I have been watching the state of the art of CGI VFX grow since the 90’s . I have seen everything that has been done and will admit that we are not there on the Motion front yet. However the still photos that I have seen it create since last November is better than any CGI done by anyone I have ever seen. It does things that no human has ever done. I don’t know how, but I have in my files, over 3,000 examples of everything from architectural house and room design, Handbags, Ties, and scenes that look like something out of movies I want to see. It’s doing it in a way , somehow different from the steps that a VFX or photoshop artist would take to integrate and homogenize elements. The decisions that it makes in such creative ways are mind boggling. I mean, we have always had programs that track automatically and do all sorts of automatic actions which save time. Recently, a free “Deepfake” software redid the DeAging on “The Irishman” and it showed that by coming at a thing in a completely different way, you CAN get better results than rooms full of technicians on 100 million dollar films. I mean, we can all compare certain film effects on major films with AI, like Fog for instance or smoke. Midjourney is able to incorporate something like fog in a dark forest in such a realistic way, it’s obvious how superior it is to what has been done. In around 5 years it should be at full motion. Definitely within 15 years you will be able to come home from work, put on VR Goggles and go somewhere else, with piped in smells and sounds that will put you right on the Jamaican beach instantly.

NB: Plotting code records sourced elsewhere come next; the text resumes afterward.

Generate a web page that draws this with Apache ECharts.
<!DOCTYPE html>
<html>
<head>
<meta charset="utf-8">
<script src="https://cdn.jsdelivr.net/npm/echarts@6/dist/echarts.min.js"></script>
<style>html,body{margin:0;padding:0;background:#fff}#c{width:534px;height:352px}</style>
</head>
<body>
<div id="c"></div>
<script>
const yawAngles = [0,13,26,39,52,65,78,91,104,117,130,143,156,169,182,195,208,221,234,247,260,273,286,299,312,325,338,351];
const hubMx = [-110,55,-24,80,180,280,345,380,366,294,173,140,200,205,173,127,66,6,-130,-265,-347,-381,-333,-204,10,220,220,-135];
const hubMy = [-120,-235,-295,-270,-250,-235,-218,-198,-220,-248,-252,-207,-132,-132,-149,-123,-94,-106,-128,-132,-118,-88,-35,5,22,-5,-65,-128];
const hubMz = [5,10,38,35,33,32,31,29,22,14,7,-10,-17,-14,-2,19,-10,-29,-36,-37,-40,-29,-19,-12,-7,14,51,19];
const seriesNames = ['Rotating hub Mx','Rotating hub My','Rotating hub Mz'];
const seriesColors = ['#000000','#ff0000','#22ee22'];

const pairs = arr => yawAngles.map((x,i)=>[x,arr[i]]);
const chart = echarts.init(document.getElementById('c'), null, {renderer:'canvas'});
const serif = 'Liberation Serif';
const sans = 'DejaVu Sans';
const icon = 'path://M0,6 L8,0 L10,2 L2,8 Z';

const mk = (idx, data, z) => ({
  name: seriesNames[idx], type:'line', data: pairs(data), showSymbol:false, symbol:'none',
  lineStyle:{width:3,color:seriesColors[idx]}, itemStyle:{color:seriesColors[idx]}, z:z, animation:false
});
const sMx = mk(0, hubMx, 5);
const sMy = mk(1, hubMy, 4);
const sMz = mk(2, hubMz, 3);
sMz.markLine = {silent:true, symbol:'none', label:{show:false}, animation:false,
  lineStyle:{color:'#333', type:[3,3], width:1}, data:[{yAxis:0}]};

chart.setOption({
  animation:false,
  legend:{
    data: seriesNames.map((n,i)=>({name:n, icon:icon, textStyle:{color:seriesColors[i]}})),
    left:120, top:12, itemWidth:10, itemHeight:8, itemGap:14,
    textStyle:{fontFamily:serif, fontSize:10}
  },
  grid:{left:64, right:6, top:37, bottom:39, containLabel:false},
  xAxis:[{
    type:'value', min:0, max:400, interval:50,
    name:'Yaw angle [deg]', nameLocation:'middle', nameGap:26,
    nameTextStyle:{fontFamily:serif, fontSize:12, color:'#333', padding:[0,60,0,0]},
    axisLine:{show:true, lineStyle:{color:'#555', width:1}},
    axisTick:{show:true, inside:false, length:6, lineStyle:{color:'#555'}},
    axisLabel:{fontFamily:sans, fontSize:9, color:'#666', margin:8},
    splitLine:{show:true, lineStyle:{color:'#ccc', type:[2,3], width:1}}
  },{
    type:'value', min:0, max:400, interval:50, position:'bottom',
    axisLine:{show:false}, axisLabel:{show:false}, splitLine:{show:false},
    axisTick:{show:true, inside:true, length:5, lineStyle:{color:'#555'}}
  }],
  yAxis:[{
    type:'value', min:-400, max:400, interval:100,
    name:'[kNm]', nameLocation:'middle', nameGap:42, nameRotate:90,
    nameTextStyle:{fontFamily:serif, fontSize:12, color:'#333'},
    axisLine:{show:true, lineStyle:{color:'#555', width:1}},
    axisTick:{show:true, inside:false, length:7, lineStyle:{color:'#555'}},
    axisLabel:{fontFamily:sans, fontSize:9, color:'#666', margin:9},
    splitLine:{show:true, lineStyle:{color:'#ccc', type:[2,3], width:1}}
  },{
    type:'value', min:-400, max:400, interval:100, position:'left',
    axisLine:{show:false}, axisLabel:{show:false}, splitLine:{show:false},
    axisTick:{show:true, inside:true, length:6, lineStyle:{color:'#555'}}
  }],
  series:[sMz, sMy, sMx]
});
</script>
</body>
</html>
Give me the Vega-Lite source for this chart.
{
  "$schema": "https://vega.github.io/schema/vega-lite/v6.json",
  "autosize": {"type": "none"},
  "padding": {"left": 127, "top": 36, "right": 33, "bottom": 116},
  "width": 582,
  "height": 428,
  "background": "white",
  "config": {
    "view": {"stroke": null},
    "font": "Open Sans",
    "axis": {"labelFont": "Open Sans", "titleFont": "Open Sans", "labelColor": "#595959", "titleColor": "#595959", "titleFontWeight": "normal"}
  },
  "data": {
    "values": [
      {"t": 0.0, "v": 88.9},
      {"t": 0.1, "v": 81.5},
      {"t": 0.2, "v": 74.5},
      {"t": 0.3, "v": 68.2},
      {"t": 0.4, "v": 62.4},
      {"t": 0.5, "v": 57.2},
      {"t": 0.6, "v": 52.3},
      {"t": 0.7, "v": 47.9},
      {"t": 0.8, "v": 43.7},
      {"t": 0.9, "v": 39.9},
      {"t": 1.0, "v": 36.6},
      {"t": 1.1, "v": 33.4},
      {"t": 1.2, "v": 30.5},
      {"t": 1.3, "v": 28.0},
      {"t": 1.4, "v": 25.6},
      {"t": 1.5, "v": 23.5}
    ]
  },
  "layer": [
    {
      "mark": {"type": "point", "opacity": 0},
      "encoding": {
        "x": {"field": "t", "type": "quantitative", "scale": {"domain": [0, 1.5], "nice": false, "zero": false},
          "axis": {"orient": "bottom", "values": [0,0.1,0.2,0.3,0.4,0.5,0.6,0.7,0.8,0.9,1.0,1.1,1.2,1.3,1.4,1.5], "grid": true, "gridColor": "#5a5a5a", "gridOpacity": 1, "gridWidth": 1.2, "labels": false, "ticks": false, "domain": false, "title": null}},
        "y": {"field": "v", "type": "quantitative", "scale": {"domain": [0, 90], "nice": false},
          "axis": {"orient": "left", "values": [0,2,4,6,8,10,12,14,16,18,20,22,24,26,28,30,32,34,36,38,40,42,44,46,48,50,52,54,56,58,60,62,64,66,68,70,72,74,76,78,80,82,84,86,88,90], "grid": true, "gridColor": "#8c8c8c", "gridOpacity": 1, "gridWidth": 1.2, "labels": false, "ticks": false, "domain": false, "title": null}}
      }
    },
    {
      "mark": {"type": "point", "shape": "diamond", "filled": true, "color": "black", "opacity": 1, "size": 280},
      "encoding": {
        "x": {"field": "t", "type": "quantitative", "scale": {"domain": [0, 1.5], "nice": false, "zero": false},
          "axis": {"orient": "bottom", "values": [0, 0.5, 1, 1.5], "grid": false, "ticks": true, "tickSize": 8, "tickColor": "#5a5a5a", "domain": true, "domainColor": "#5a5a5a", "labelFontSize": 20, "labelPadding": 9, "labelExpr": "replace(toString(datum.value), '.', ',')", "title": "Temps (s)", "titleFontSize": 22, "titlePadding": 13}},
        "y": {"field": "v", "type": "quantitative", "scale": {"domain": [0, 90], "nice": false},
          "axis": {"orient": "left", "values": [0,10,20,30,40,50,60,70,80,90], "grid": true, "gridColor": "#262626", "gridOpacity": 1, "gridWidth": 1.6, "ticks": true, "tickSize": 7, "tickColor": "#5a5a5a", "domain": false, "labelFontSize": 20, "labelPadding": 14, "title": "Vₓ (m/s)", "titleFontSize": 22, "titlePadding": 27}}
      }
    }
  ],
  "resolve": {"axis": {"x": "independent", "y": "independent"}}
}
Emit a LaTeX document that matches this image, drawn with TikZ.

Though there’s still lawsuits against the main AI image generating companies so until those are sorted out then they can’t really be used for a delivered work (not without risk of being sued in some way). As far as I know they haven’t released stuff that’s guaranteed to have been trained just on authorised content (though I think I read that stable diffusion removed copyrighted stuff from their newer release(s) but I don’t know if it’s guaranteed to have no copyright issues).
There’s very hight quality, convincing text 2 video AI generation software as far as I can see and what there is has been trained on copyrighted content which can contain watermarks so is unusable and the current stuff is low res and very short (about 256x256 pixels, 2 secs, low frame rate), they’re making a higher res one where I think you can specify more things (such as frame rate and maybe make it longer) but if they’re still using datasets for the ai model with copyrighted content (eg. for the base model I think they’re using the same model as the original, that has the watermarks) then it’s also unusable as it is as it could get someone sued. Maybe they should allow users to train them on their own stuff if they can’t guarantee that everything they’ve trained it on is authorised (without copyright problems).
Also if something is totally ai generated from just a prompt then it may not be able to be copyrighted (at least that’s what the US copyright office seemed to say). There has to be enough human input (according to them) for it to be copyrightable with the US copyright office.
I think that the VFX side is still a work in progress, to be sure, but I’m really worried about the ‘concept art’ folks in the near term. Concept Art has always functioned on the level of “good enough.” It just needs to provide a point for visualization for production, to congeal that common vision. I think that the still images are rapidly reaching the point that a well written description will achieve that goal. Slight chances in description yield multiple version quickly. 'Ok, one in red, blue, orange, pink scottish tartan…"
My daughter loves to draw and has wanting to do drawing like that for movies/games since she was a kid. I worry she won’t even get out of school before the jobs are nearly obsolete.